HEALTH FOOD


Cultural and psychological factors

 

From a psychological perspective, a new healthy diet may be difficult to achieve for a person with poor eating habits. This may be due to tastes acquired in early adolescence and preferences for fatty foods. It may be easier for such a person to transition to a healthy diet if treats such as chocolate are allowed; sweets may act as mood stabilizers, which could help reinforce correct nutrient intake.

It is known that the experiences we have in childhood relating to consumption of food affect our perspective on food consumption in later life. From this, we are able to determine ourselves our limits of how much we will eat, as well as foods we will not eat - which can develop into eating disorders, such as anorexia or bulimia nervosa. This is also true with how we perceive the sizes of the meals or amounts of food we consume daily; people have different interpretations of small and large meals based on upbringing.

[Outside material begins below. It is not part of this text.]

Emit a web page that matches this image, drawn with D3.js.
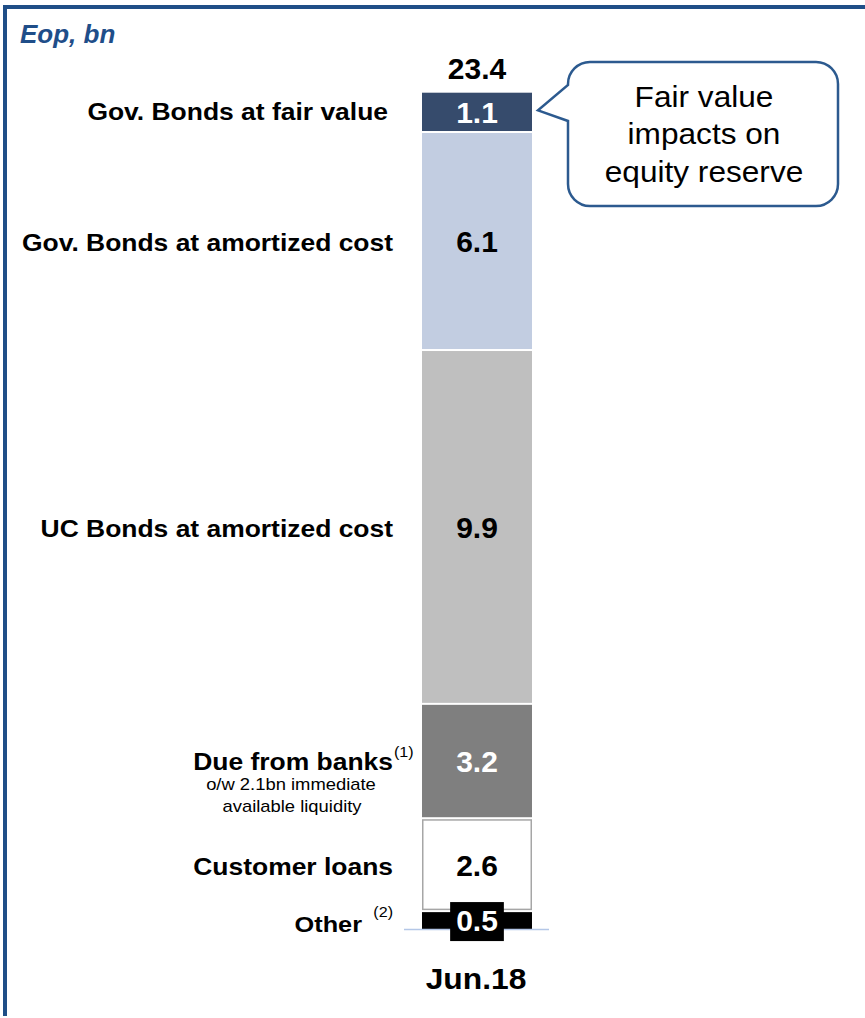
<!DOCTYPE html>
<html>
<head>
<meta charset="utf-8">
<script src="https://cdn.jsdelivr.net/npm/d3@7"></script>
<style>
  html, body { margin: 0; padding: 0; background: #fff; }
  svg { display: block; font-family: "Liberation Sans", Arial, sans-serif; }
</style>
</head>
<body>
<svg id="chart" width="865" height="1018"></svg>
<script>
// ---- data (bottom to top) ----
const period = ["Jun.18"];
const categories = ["Other", "Customer loans", "Due from banks", "UC Bonds at amortized cost", "Gov. Bonds at amortized cost", "Gov. Bonds at fair value"];
const values = [0.5, 2.6, 3.2, 9.9, 6.1, 1.1];
const valueLabels = ["0.5", "2.6", "3.2", "9.9", "6.1", "1.1"];
const totalLabel = "23.4";
const footnotes = ["(2)", null, "(1)", null, null, null];
const dueFromBanksNote = ["o/w 2.1bn immediate", "available liquidity"];
const calloutLines = ["Fair value", "impacts on", "equity reserve"];
const unitLabel = "Eop, bn";

// ---- styles ----
const fills = ["#000000", "#ffffff", "#7f7f7f", "#bfbfbf", "#c2cde1", "#364b6c"];
const valueColors = ["#ffffff", "#000000", "#ffffff", "#000000", "#000000", "#ffffff"];
const frameBlue = "#1f4e87";

const svg = d3.select("#chart");

// frame
svg.append("rect").attr("x", 3).attr("y", 5).attr("width", 862).attr("height", 4).attr("fill", frameBlue);
svg.append("rect").attr("x", 3).attr("y", 5).attr("width", 4).attr("height", 1011).attr("fill", frameBlue);

// unit label
svg.append("text").attr("x", 20).attr("y", 43)
  .attr("font-size", 26).attr("font-weight", "bold").attr("font-style", "italic")
  .attr("fill", "#1f4e89").text(unitLabel);

// scales
const total = d3.sum(values);
const y = d3.scaleLinear().domain([0, total]).range([929, 92.7]);
const x = d3.scaleBand().domain(period).range([422, 532]).padding(0);
const cx = x(period[0]) + x.bandwidth() / 2;

// stack
const stacked = [];
let acc = 0;
values.forEach((v, i) => { stacked.push({ i, v, y0: acc, y1: acc + v }); acc += v; });

// bars
svg.selectAll("rect.seg").data(stacked).enter().append("rect")
  .attr("class", "seg")
  .attr("x", d => x(period[0]) + (d.i === 1 ? 0.75 : 0))
  .attr("width", d => x.bandwidth() - (d.i === 1 ? 1.5 : 0))
  .attr("y", d => y(d.y1) + (d.i === values.length - 1 ? 0 : 1) + (d.i === 1 ? 0.75 : 0))
  .attr("height", d => y(d.y0) - y(d.y1) - (d.i === values.length - 1 ? 1 : 2) - (d.i === 0 ? -1 : 0) - (d.i === 1 ? 1.5 : 0))
  .attr("fill", d => fills[d.i])
  .attr("stroke", d => d.i === 1 ? "#a6a6a6" : "none")
  .attr("stroke-width", 1.5);

// baseline
svg.append("line").attr("x1", 404).attr("x2", 549).attr("y1", y(0) + 0.5).attr("y2", y(0) + 0.5)
  .attr("stroke", "#b4c7e7").attr("stroke-width", 1.5);

// value labels
stacked.forEach(d => {
  const mid = (y(d.y0) + y(d.y1)) / 2;
  const t = svg.append("text").attr("x", cx).attr("y", mid + 11)
    .attr("text-anchor", "middle").attr("font-size", 30).attr("font-weight", "bold")
    .attr("fill", valueColors[d.i]).text(valueLabels[d.i]);
  if (d.i === 0) {
    const bb = t.node().getBBox();
    svg.insert("rect", function () { return t.node(); })
      .attr("x", bb.x - 6).attr("y", mid - 18).attr("width", bb.width + 12).attr("height", 39)
      .attr("fill", "#000");
  }
});

// total label
svg.append("text").attr("x", cx).attr("y", y(total) - 14)
  .attr("text-anchor", "middle").attr("font-size", 30).attr("font-weight", "bold")
  .attr("fill", "#000").text(totalLabel);

// stretched text helper (reference text is slightly wider than the font)
function stretchedText(px, py, str, size, weight, anchor, s) {
  const g = svg.append("g").attr("transform", `translate(${px},${py}) scale(${s},1)`);
  g.append("text").attr("x", 0).attr("y", 0).attr("text-anchor", anchor)
    .attr("font-size", size).attr("font-weight", weight).attr("fill", "#000").text(str);
  return g;
}

// period label
stretchedText(cx - 1, 989, period[0], 30, "bold", "middle", 1.06);

// category labels
const sx = 1.15;
const labelRight = 393;
stacked.forEach(d => {
  const mid = (y(d.y0) + y(d.y1)) / 2;
  if (d.i === 0) {
    stretchedText(362, mid + 11.5, categories[d.i], 22, "bold", "end", sx);
    stretchedText(393, mid - 3, footnotes[d.i], 14, "normal", "end", sx);
  } else if (d.i === 2) {
    stretchedText(labelRight, mid + 9, categories[d.i], 23, "bold", "end", sx);
    stretchedText(labelRight + 1, mid - 4, footnotes[d.i], 14, "normal", "start", sx);
    stretchedText(291, mid + 29, dueFromBanksNote[0], 16, "normal", "middle", sx);
    stretchedText(292, mid + 50.5, dueFromBanksNote[1], 16, "normal", "middle", sx);
  } else if (d.i === 5) {
    stretchedText(388, mid + 8, categories[d.i], 23, "bold", "end", sx);
  } else {
    stretchedText(labelRight, mid + 10, categories[d.i], 23, "bold", "end", sx);
  }
});

// callout
const fv = stacked[values.length - 1];
const tipX = x(period[0]) + x.bandwidth() + 6;
const tipY = (y(fv.y0) + y(fv.y1)) / 2 - 2;
const bx0 = 568, bx1 = 838, by0 = 62, by1 = 206, r = 22;
const p = d3.path();
p.moveTo(bx0, 85);
p.lineTo(bx0, by0 + r);
p.arcTo(bx0, by0, bx0 + r, by0, r);
p.lineTo(bx1 - r, by0);
p.arcTo(bx1, by0, bx1, by0 + r, r);
p.lineTo(bx1, by1 - r);
p.arcTo(bx1, by1, bx1 - r, by1, r);
p.lineTo(bx0 + r, by1);
p.arcTo(bx0, by1, bx0, by1 - r, r);
p.lineTo(bx0, 121);
p.lineTo(tipX, tipY);
p.closePath();
svg.append("path").attr("d", p.toString()).attr("fill", "#fff")
  .attr("stroke", "#2c5a8f").attr("stroke-width", 2.5).attr("stroke-linejoin", "miter");
calloutLines.forEach((ln, i) => {
  stretchedText((bx0 + bx1) / 2 + 1, 106.5 + i * 37.5, ln, 29, "normal", "middle", 1.09);
});
</script>
</body>
</html>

While plants, vegetables, and fruits are known to help reduce the incidence of chronic disease, the benefits on health posed by plant-based foods, as well as the percentage of which a diet needs to be plant based in order to have health benefits is unknown. Nevertheless, plant-based food diets in society and between nutritionist circles are linked to health and longevity, as well as contributing to lowering cholesterol, weight loss, and in some cases, stress reduction.

Indeed, ideas of what counts as "healthy eating" have varied in different times and places, according to scientific advances in the field of nutrition, cultural fashions, religious proscriptions, or personal considerations.